Not long before Regina and Doug Charboneau’s two sons, now in their twenties, were born, the couple made a trip to Guadeloupe and Martinique, where they fell in love with rum. They amassed a healthy collection of bottles and brands and talked idly of one day opening a distillery, but Doug was consumed with his business turning struggling companies around, and Regina was equally busy. A chef and cookbook author, she’d created two wildly successful San Francisco hot spots, Regina’s at the Regis and Biscuits and Blues, a still-thriving nightclub serving up Southern cooking. In 2001, when they moved back to Regina’s native Natchez, Mississippi, to raise the boys, the rum idea remained on the back burner. Regina served as culinary director of the American Queen riverboat for more than a decade, and then the couple bought Twin Oaks, a circa-1832 bed-and-breakfast where Regina whips up her famous biscuits.

Photo: Denny Culbert

Kings Tavern.

Finally, in 2013, Doug and eldest son Jean-Luc decided to take the plunge, and Charboneau became the second—legal, that is—distillery in the state, which was the last to repeal Prohibition, in 1966. (The first, founded in 2010, was the Jackson-based Cathead, which makes vodka and gin.) Among the initial steps was to find a location downtown. When they discovered a circa-1900 former grocery store and bar, it seemed perfect—except that it came as a package along with Natchez’s oldest building, Kings Tavern. “I wasn’t planning to be part of the mix,” Regina says, laughing. “But I am possessed by the curse of vision.” The eminently charming 230-year-old building, built of sun-dried bricks and bargeboards from scrapped river flatboats, already had a restaurant kitchen from a previous incarnation (along with a raft of stories about the ghosts who inhabit the place). “All I did was walk into the building, and the wood-fired oven that was on its way to my house was rerouted.”

While Regina composed a menu featuring wood-fired flatbreads and potpies (including a divine pork-belly version) topped with her signature bacon-thyme biscuit crust, Doug and Jean-Luc went to work on the formula for the rum, made with raw sugar, molasses, and Natchez’s much awarded municipal drinking water, which the Charboneaus purify through reverse osmosis.

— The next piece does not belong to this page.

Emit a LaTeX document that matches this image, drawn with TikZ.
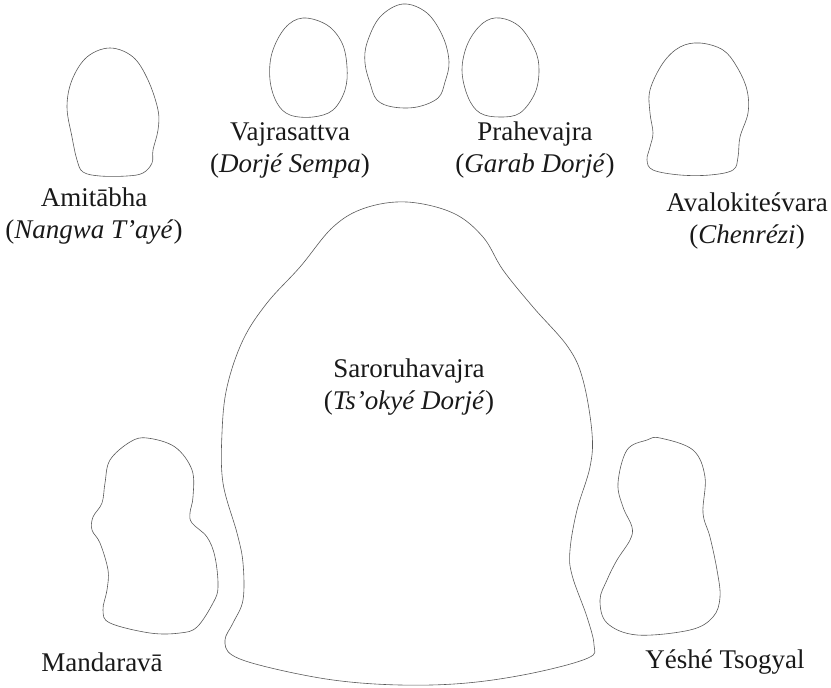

Though sugarcane was once
a viable crop in Mississippi, particularly in the areas around Natchez, less than a hundred acres are grown in the entire state today. Fortunately, a close friend’s family produces sugar at a mill near Jeanerette, Louisiana, just under two hundred miles away, so the rum is still a relatively “local” product. Meanwhile, Doug and Jean-Luc are already in search of land on which they can grow their own cane to make rhum agricole.

Photo: Denny Culbert

Brisket flatbread.

They produced their first bottle of white rum in 2014, while the golden rum, aged in bourbon barrels, followed in 2016. Both have already won gold medals from the Beverage Testing Institute. The white, which was the only American rum to make it into the top eight rankings, gets high marks from critics who praise its subtle banana and vanilla flavors and caramel finish. Both rums are bottled, corked, and sealed by hand in the distillery, which was pretty much taken down to the studs after it was purchased, leaving exposed beams, brick walls, and hardwood floors. A 150-gallon copper still now stands as the gleaming centerpiece of the space.

Photo: Denny Culbert

The copper still.

The rum is sold in the shop on the second floor of Kings Tavern next door (and online at cellar.com), along with cookbooks and Regina’s homemade jams and chutneys (including, naturally, Rum Punch Jelly). The fact that three businesses would operate at the same address meant that the Charboneaus had to request “strip mall” status from the city. “We’re definitely the most interesting strip mall in Mississippi,” Jean-Luc says, laughing, and he is not wrong. Tours and tastings are available at the distillery, and cocktails featuring the rum are mixed at the restaurant by the Natchez-born Ricky Woolfolk, who learned his craft in Miami before returning home.

Regina’s current favorites are the old-fashioned and the Spring Fling (pictured at top), made with blueberry syrup and lemon, but she also uses the rum in the kitchen. A mainstay of the dessert menu is bread pudding topped with crème brûlée and bananas Foster, flamed with an ample amount of the Charboneau white. Now she’s looking forward to experimenting with Jean-Luc’s latest creation, still in the fledgling stage. “He’s been infusing the rum with fresh-roasted coffee beans and plans to make a black coffee rum,” she says. “I can’t wait.”